E no balanço das tantas mudanças nesses últimos cinco anos, na despedida, Vânia menciona a cadelinha Kika, nascida poucos dias depois dos estragos. Um dos motivos para alegria.

Novo teto, novo ânimo
Em poucos dias, a casa no Núcleo Habitacional Colina do Sol, no bairro Lomba, contará com cerca e sombra. A mão de obra é do próprio morador, Romário Amaral, 60, beneficiário de uma das construções erguidas com verbas do Ministério da Integração Nacional e da prefeitura. E o tratorista, claro, envolve-se no serviço com gosto. Onde vivia, no Passo dos Baios, não havia água encanada nem energia elétrica. “Aqui tô bem melhor. Lá, a luz era de lampião e a água era da bica”, conta e abre largo sorriso.

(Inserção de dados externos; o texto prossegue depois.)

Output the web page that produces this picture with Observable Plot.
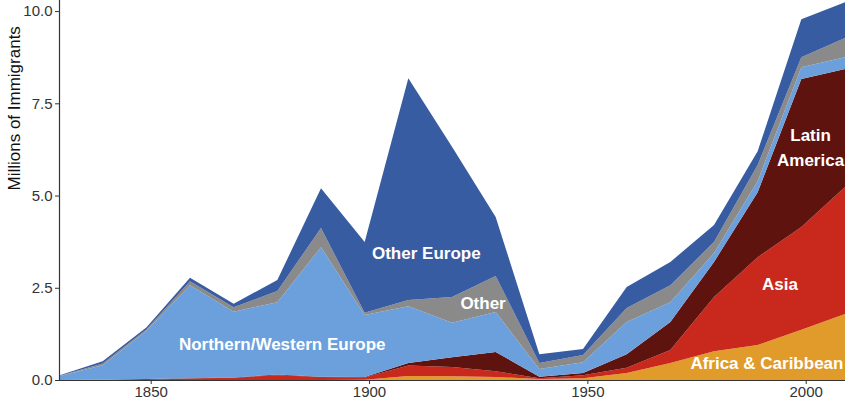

A fisionomia só se fecha quando as memórias retornam às cenas do 10 de março: “Foi uma barbaridade de água, que derrubou ponte, matou cavalo e estragou casas. Uma coisa muito feia”, resume. E, sob um teto digno, envolve-se em redesenhar os dias. Com cores vivas.
Foto: Paulo Rossi

Susto também em outubro de 2015
Quem passa pela orla, depara-se com operários encarregados na instalação de barreiras de concreto para demarcação da ciclofaixa. É uma das etapas das obras de recuperação da infraestrutura do município. Detalhe: o trabalho não tem nenhuma relação com a enxurrada de 2011. Os prejuízos são resultados da cheia da Lagoa dos Patos, depois da combinação entre os 358 milímetros que caíram sobre São Lourenço do Sul em outubro do ano passado - ao contrário da média histórica para o mês ser de 130 milímetros - e o vento Sul que a fez represar e deixou 29 pessoas desabrigadas.

A verba de R$ 2,1 milhões, liberada pelo governo federal, ainda será aplicada na construção de uma ponte na localidade de Costa Alegre (5º distrito) e na contenção das margens e do passeio do rio São Lourenço e do arroio Carahá; além da recuperação do calçadão das praias; fase já concluída.